I left for the three-month sponsored walk across Scotland’s highest mountains in late January and was at Ben Alder by Mid March. Ben Alder is a magnificent mountain, a large lump with a vast summit plateau, remote from road and rail. The day was white – snow covering the ground and snow in the air. Visibility was reasonable, on and off. I could see the storm’s approaching waves. There was a period of relative calm then it would crash into me, a vicious wind carrying with it hail and snow and cold, hitting me and stopping me in my tracks until it had passed. Then I had a few minutes of walking before the next wave, and head down again to shelter my face, and to wait. Finally I gained the top and it was time to think of an exit, a way down to safety. I could head for Culra Bothy or to Ben Alder Cottage, both bothies maintained by the Mountain Bothies Association. A quick look at the map and I decided on Ben Alder Cottage as this would place me well for the morning and the next day’s hill walking.
I descended south and made my way out of the storm. Now there was deep snow, a joy to slide through on the way down a hill. Eventually the shoreline of Loch Ericht came into view along with the pine trees growing along its banks. It wasn’t difficult to locate the cottage and I was just in time – darkness had fallen. Once inside I lit a small fire, not for heat, but for the comforting glow. I placed candles on any available flat surfaces; window-sills, the floor, the mantle above the paltry flames of the hearth.

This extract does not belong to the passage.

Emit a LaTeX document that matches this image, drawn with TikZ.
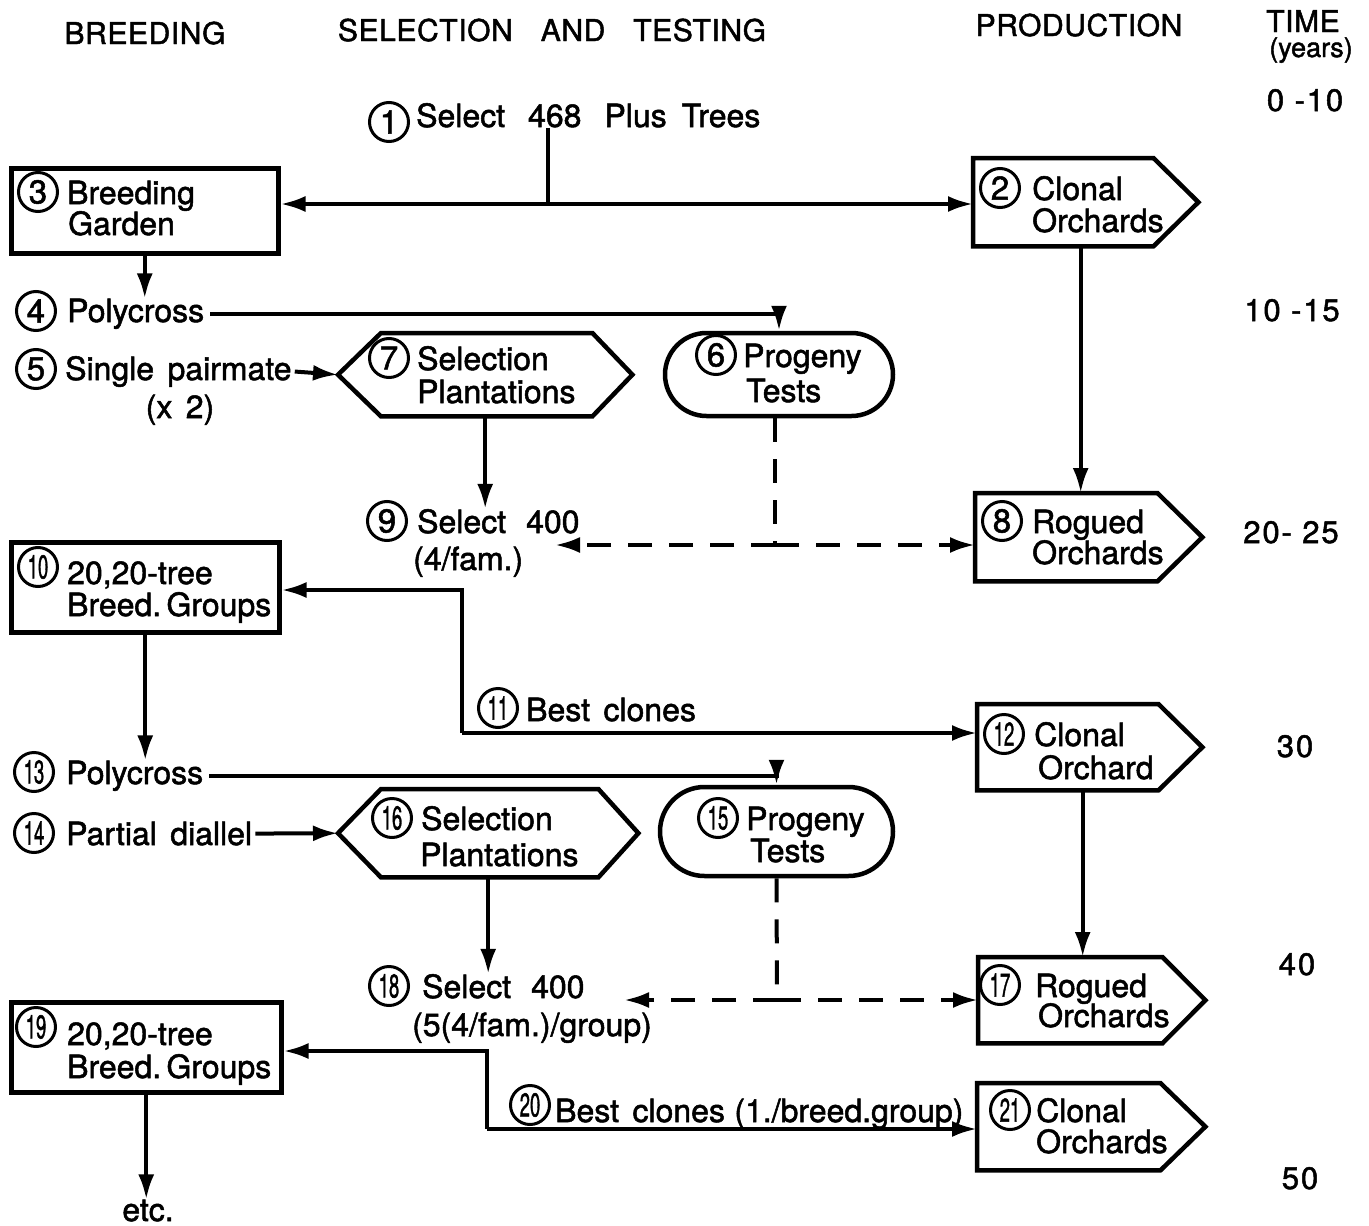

And I explored, two rooms joined by a door and out back another room, only accessible from the outside of the building, perhaps a store of some kind. And I cooked and made tea.
With the fire dying and the candles needing to be preserved, I opted for the usual, an early night. I laid out my sleeping bag on the floor near to the fire, near to the door of the building, and lay there, listening to the wind, happy to be away from the elements and wrapped in the warm down of many ducks. I heard footsteps outside. Good. People to talk to tonight, I thought. I heard the feet wander up to the front door, but the door didn’t open. I heard the feet crunch over the frozen snow to the rear of the building. I felt sure I heard the door to the store room open. I was alone in a remote area of the highlands but was, by now, used to this, used to long dark nights and early starts, used to sounds carried by the wind, used to hearing rock-falls and animals of various sizes moving about at night in their search for food.
But this time, these footsteps, I was afraid. I became very afraid. There was nothing I could do. In the Highlands, in the winter, there is no-one to hear you scream. I buried my head in my sleeping bag and hid from the danger. I must have spent a good half an hour warm but shivering before slowly inching my face out of the bag and taking a look around me. All was as it had been. No more footsteps, no doors opening or closing. A couple of candles provided a warm glow. But the fear was still with me. I wrote in my diary, to take my mind away from the bothy and back to the brightness of the day on Ben Alder. An hour or so later another party of walkers joined me, tired from a difficult walk in, from being lost in the storm. They said “Hi,” and made camp in the other room. At least I was now safe.
A couple of years later I was chatting to some mountaineers and we got to discussing Scotland and bothies. I mentioned that Ben Alder was one of my favorite spots and that the bothy at its foot was charming although I had spent a rather worrying night there. One of the men said that he would not stay at Ben Alder Cottage alone and knew none that would. It had a fearsome reputation, being haunted by the ghost of a ghillie, a deer stalker, who had been found hanging, hanging in the store-room at the back of the building from a rope tied about the rafters.